SHORT PROBLEM
Repeat the entries below exactly as they appear, with no pictures.
>> start TASK DATA
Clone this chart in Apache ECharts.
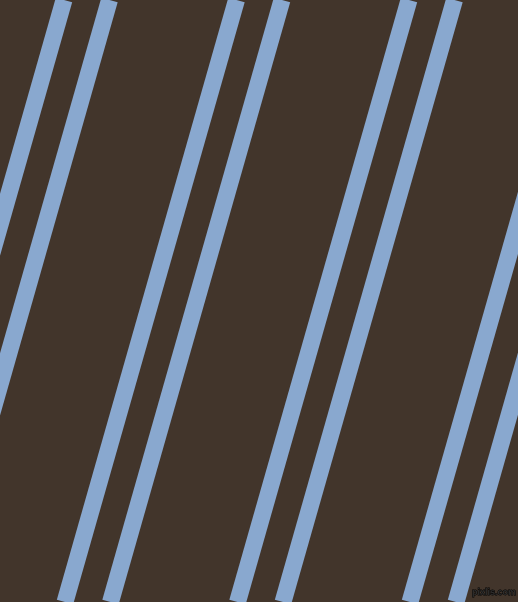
<!DOCTYPE html>
<html>
<head>
<meta charset="utf-8">
<script src="https://cdn.jsdelivr.net/npm/echarts@6/dist/echarts.min.js"></script>
<style>
html,body{margin:0;padding:0;background:#42352b;}
#c{width:518px;height:602px;}
</style>
</head>
<body>
<div id="c"></div>
<script>
// stripe centre x at the top edge (y=0) and at the bottom edge (y=602)
const stripeTopX = [64, 109.5, 236.5, 282, 409, 454.5, 581.5, 627];
const stripeBottomX = [-107.5, -62, 65, 110.5, 237.5, 283, 410, 456];
const frameY = [0, 602];
const watermark = 'pixlis.com';

const chart = echarts.init(document.getElementById('c'), null, {renderer: 'canvas'});
const series = stripeTopX.map((tx, i) => ({
  type: 'line',
  data: [[tx, frameY[0]], [stripeBottomX[i], frameY[1]]],
  symbol: 'none',
  silent: true,
  animation: false,
  clip: true,
  lineStyle: {color: '#89a8cf', width: 17, cap: 'butt'}
}));
chart.setOption({
  backgroundColor: '#42352b',
  animation: false,
  grid: {left: 0, right: 0, top: 0, bottom: 0},
  xAxis: {type: 'value', min: 0, max: 518, show: false},
  yAxis: {type: 'value', min: 0, max: 602, inverse: true, show: false},
  series: series,
  graphic: [{
    type: 'text',
    x: 472,
    y: 588,
    z: 100,
    style: {
      text: watermark,
      font: 'bold 9px "Liberation Sans", sans-serif',
      verticalAlign: 'top',
      fill: '#2e2e2e',
      stroke: '#000000',
      lineWidth: 0.8
    }
  }]
});
</script>
</body>
</html>
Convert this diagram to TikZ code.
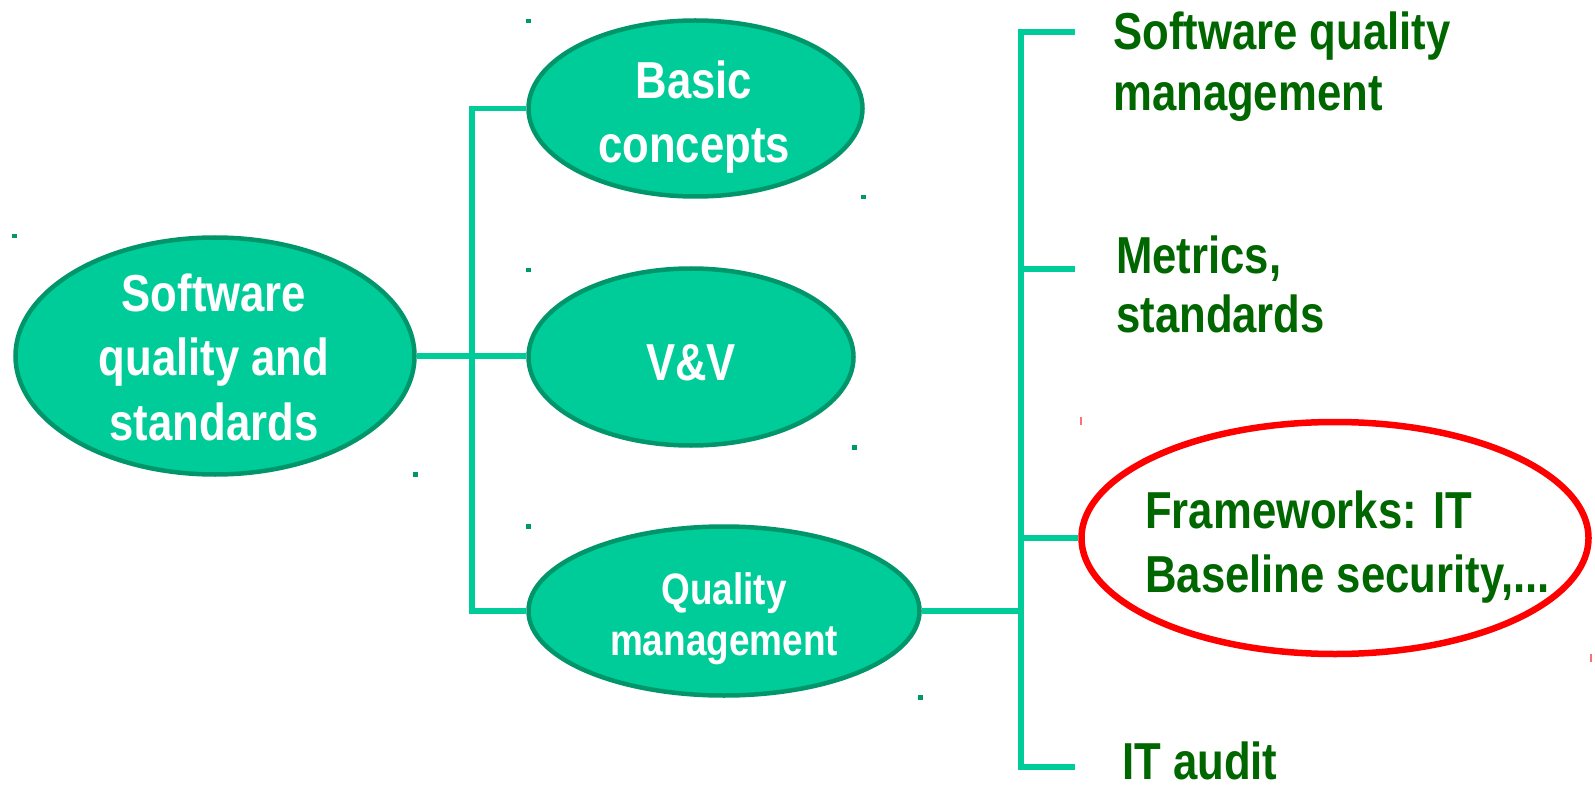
\documentclass[tikz,border=0pt]{standalone}
\usepackage{fontspec}
\setmainfont{Liberation Sans}[FakeStretch=0.84]
\usetikzlibrary{shapes.geometric,backgrounds}
\definecolor{ovalfill}{HTML}{00CC99}
\definecolor{ovaldraw}{HTML}{00966A}
\definecolor{conncol}{HTML}{00CC99}
\definecolor{txtgreen}{HTML}{006600}
\definecolor{dotcol}{HTML}{009966}
\definecolor{tickred}{HTML}{FF7070}
\tikzset{
  oval/.style={ellipse, fill=ovalfill, draw=ovaldraw, line width=4.5pt, inner sep=0pt},
  redoval/.style={ellipse, draw=red, line width=6.5pt, fill=white, inner sep=0pt},
  conn/.style={draw=conncol, line width=5.5pt, line join=miter},
  intext/.style={text=white, inner sep=0pt, anchor=base, font=\bfseries\fontsize{52}{64}\selectfont},
  qmtext/.style={text=white, inner sep=0pt, anchor=base, font=\bfseries\fontsize{44}{51}\selectfont},
  outtext/.style={text=txtgreen, inner sep=0pt, anchor=base west, font=\bfseries\fontsize{52}{61}\selectfont},
  handle/.style={fill=dotcol},
}
\newcommand{\mlines}[1]{\begin{tabular}[t]{@{}c@{}}#1\end{tabular}}
\newcommand{\llines}[1]{\begin{tabular}[t]{@{}l@{}}#1\end{tabular}}
\begin{document}
\begin{tikzpicture}[x=1pt,y=-1pt]
\useasboundingbox (0,0) rectangle (1595,786);
% ellipses
\node[oval, minimum width=399pt, minimum height=237pt] (e1) at (215,356) {};
\node[oval, minimum width=334pt, minimum height=176pt] (basic) at (695.5,108.5) {};
\node[oval, minimum width=325pt, minimum height=177pt] (vv) at (691,357) {};
\node[oval, minimum width=391pt, minimum height=169pt] (qm) at (724,611) {};
\node[redoval, minimum width=507pt, minimum height=232pt] (fw) at (1335,538) {};
% texts inside ellipses
\node[intext] (t1) at (214,312) {\mlines{Software\\quality and\\standards}};
\node[intext] (t2) at (694,99) {\mlines{Basic\\concepts}};
\node[intext] (t3) at (691,380) {V\&V};
\node[qmtext] (t4) at (724,604) {\mlines{Quality\\management}};
% right texts
\node[outtext] (r1) at (1113,50) {\llines{Software quality\\management}};
\node[outtext, font=\bfseries\fontsize{52}{59}\selectfont] (r2) at (1116,273) {\llines{Metrics,\\standards}};
\node[outtext, font=\bfseries\fontsize{52}{64}\selectfont] (r3) at (1145,528) {\llines{Frameworks: IT\\Baseline security,...}};
\node[outtext] (r4) at (1122,779) {IT audit};
% connector coordinates
\coordinate (j1) at (472,356);
\coordinate (j2) at (1021,611);
\coordinate (b1) at (1075,32);
\coordinate (b2) at (1075,269);
\coordinate (b4) at (1075,767);
\begin{pgfonlayer}{background}
\draw[conn] (e1.east) -- (e1.east -| vv.west);
\draw[conn] (basic.west) -- (basic.west -| j1) -- (qm.west -| j1) -- (qm.west);
\draw[conn] (qm.east) -- (qm.east -| j2);
\draw[conn] (b1) -- (b1 -| j2) -- (b4 -| j2) -- (b4);
\draw[conn] (b2) -- (b2 -| j2);
\draw[conn] (fw.west) -- (fw.west -| j2);
\end{pgfonlayer}
% selection handles
\fill[handle] (12,234) rectangle ++(4.5,4.5);
\fill[handle] (413,472) rectangle ++(4.5,4.5);
\fill[handle] (526,19) rectangle ++(4.5,4.5);
\fill[handle] (861,195) rectangle ++(4.5,4.5);
\fill[handle] (526,268) rectangle ++(4.5,4.5);
\fill[handle] (852,445) rectangle ++(4.5,4.5);
\fill[handle] (526,524) rectangle ++(4.5,4.5);
\fill[handle] (918,695) rectangle ++(4.5,4.5);
\draw[tickred, line width=1.4pt] (1081,417) -- (1081,425);
\draw[tickred, line width=1.4pt] (1591,654) -- (1591,662);
\end{tikzpicture}
\end{document}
>> end TASK DATA
RESPONSE TO THIS TASK
Clone this chart in Apache ECharts.
<!DOCTYPE html>
<html>
<head>
<meta charset="utf-8">
<script src="https://cdn.jsdelivr.net/npm/echarts@6/dist/echarts.min.js"></script>
<style>
html,body{margin:0;padding:0;background:#42352b;}
#c{width:518px;height:602px;}
</style>
</head>
<body>
<div id="c"></div>
<script>
// stripe centre x at the top edge (y=0) and at the bottom edge (y=602)
const stripeTopX = [64, 109.5, 236.5, 282, 409, 454.5, 581.5, 627];
const stripeBottomX = [-107.5, -62, 65, 110.5, 237.5, 283, 410, 456];
const frameY = [0, 602];
const watermark = 'pixlis.com';

const chart = echarts.init(document.getElementById('c'), null, {renderer: 'canvas'});
const series = stripeTopX.map((tx, i) => ({
  type: 'line',
  data: [[tx, frameY[0]], [stripeBottomX[i], frameY[1]]],
  symbol: 'none',
  silent: true,
  animation: false,
  clip: true,
  lineStyle: {color: '#89a8cf', width: 17, cap: 'butt'}
}));
chart.setOption({
  backgroundColor: '#42352b',
  animation: false,
  grid: {left: 0, right: 0, top: 0, bottom: 0},
  xAxis: {type: 'value', min: 0, max: 518, show: false},
  yAxis: {type: 'value', min: 0, max: 602, inverse: true, show: false},
  series: series,
  graphic: [{
    type: 'text',
    x: 472,
    y: 588,
    z: 100,
    style: {
      text: watermark,
      font: 'bold 9px "Liberation Sans", sans-serif',
      verticalAlign: 'top',
      fill: '#2e2e2e',
      stroke: '#000000',
      lineWidth: 0.8
    }
  }]
});
</script>
</body>
</html>
Convert this diagram to TikZ code.
\documentclass[tikz,border=0pt]{standalone}
\usepackage{fontspec}
\setmainfont{Liberation Sans}[FakeStretch=0.84]
\usetikzlibrary{shapes.geometric,backgrounds}
\definecolor{ovalfill}{HTML}{00CC99}
\definecolor{ovaldraw}{HTML}{00966A}
\definecolor{conncol}{HTML}{00CC99}
\definecolor{txtgreen}{HTML}{006600}
\definecolor{dotcol}{HTML}{009966}
\definecolor{tickred}{HTML}{FF7070}
\tikzset{
  oval/.style={ellipse, fill=ovalfill, draw=ovaldraw, line width=4.5pt, inner sep=0pt},
  redoval/.style={ellipse, draw=red, line width=6.5pt, fill=white, inner sep=0pt},
  conn/.style={draw=conncol, line width=5.5pt, line join=miter},
  intext/.style={text=white, inner sep=0pt, anchor=base, font=\bfseries\fontsize{52}{64}\selectfont},
  qmtext/.style={text=white, inner sep=0pt, anchor=base, font=\bfseries\fontsize{44}{51}\selectfont},
  outtext/.style={text=txtgreen, inner sep=0pt, anchor=base west, font=\bfseries\fontsize{52}{61}\selectfont},
  handle/.style={fill=dotcol},
}
\newcommand{\mlines}[1]{\begin{tabular}[t]{@{}c@{}}#1\end{tabular}}
\newcommand{\llines}[1]{\begin{tabular}[t]{@{}l@{}}#1\end{tabular}}
\begin{document}
\begin{tikzpicture}[x=1pt,y=-1pt]
\useasboundingbox (0,0) rectangle (1595,786);
% ellipses
\node[oval, minimum width=399pt, minimum height=237pt] (e1) at (215,356) {};
\node[oval, minimum width=334pt, minimum height=176pt] (basic) at (695.5,108.5) {};
\node[oval, minimum width=325pt, minimum height=177pt] (vv) at (691,357) {};
\node[oval, minimum width=391pt, minimum height=169pt] (qm) at (724,611) {};
\node[redoval, minimum width=507pt, minimum height=232pt] (fw) at (1335,538) {};
% texts inside ellipses
\node[intext] (t1) at (214,312) {\mlines{Software\\quality and\\standards}};
\node[intext] (t2) at (694,99) {\mlines{Basic\\concepts}};
\node[intext] (t3) at (691,380) {V\&V};
\node[qmtext] (t4) at (724,604) {\mlines{Quality\\management}};
% right texts
\node[outtext] (r1) at (1113,50) {\llines{Software quality\\management}};
\node[outtext, font=\bfseries\fontsize{52}{59}\selectfont] (r2) at (1116,273) {\llines{Metrics,\\standards}};
\node[outtext, font=\bfseries\fontsize{52}{64}\selectfont] (r3) at (1145,528) {\llines{Frameworks: IT\\Baseline security,...}};
\node[outtext] (r4) at (1122,779) {IT audit};
% connector coordinates
\coordinate (j1) at (472,356);
\coordinate (j2) at (1021,611);
\coordinate (b1) at (1075,32);
\coordinate (b2) at (1075,269);
\coordinate (b4) at (1075,767);
\begin{pgfonlayer}{background}
\draw[conn] (e1.east) -- (e1.east -| vv.west);
\draw[conn] (basic.west) -- (basic.west -| j1) -- (qm.west -| j1) -- (qm.west);
\draw[conn] (qm.east) -- (qm.east -| j2);
\draw[conn] (b1) -- (b1 -| j2) -- (b4 -| j2) -- (b4);
\draw[conn] (b2) -- (b2 -| j2);
\draw[conn] (fw.west) -- (fw.west -| j2);
\end{pgfonlayer}
% selection handles
\fill[handle] (12,234) rectangle ++(4.5,4.5);
\fill[handle] (413,472) rectangle ++(4.5,4.5);
\fill[handle] (526,19) rectangle ++(4.5,4.5);
\fill[handle] (861,195) rectangle ++(4.5,4.5);
\fill[handle] (526,268) rectangle ++(4.5,4.5);
\fill[handle] (852,445) rectangle ++(4.5,4.5);
\fill[handle] (526,524) rectangle ++(4.5,4.5);
\fill[handle] (918,695) rectangle ++(4.5,4.5);
\draw[tickred, line width=1.4pt] (1081,417) -- (1081,425);
\draw[tickred, line width=1.4pt] (1591,654) -- (1591,662);
\end{tikzpicture}
\end{document}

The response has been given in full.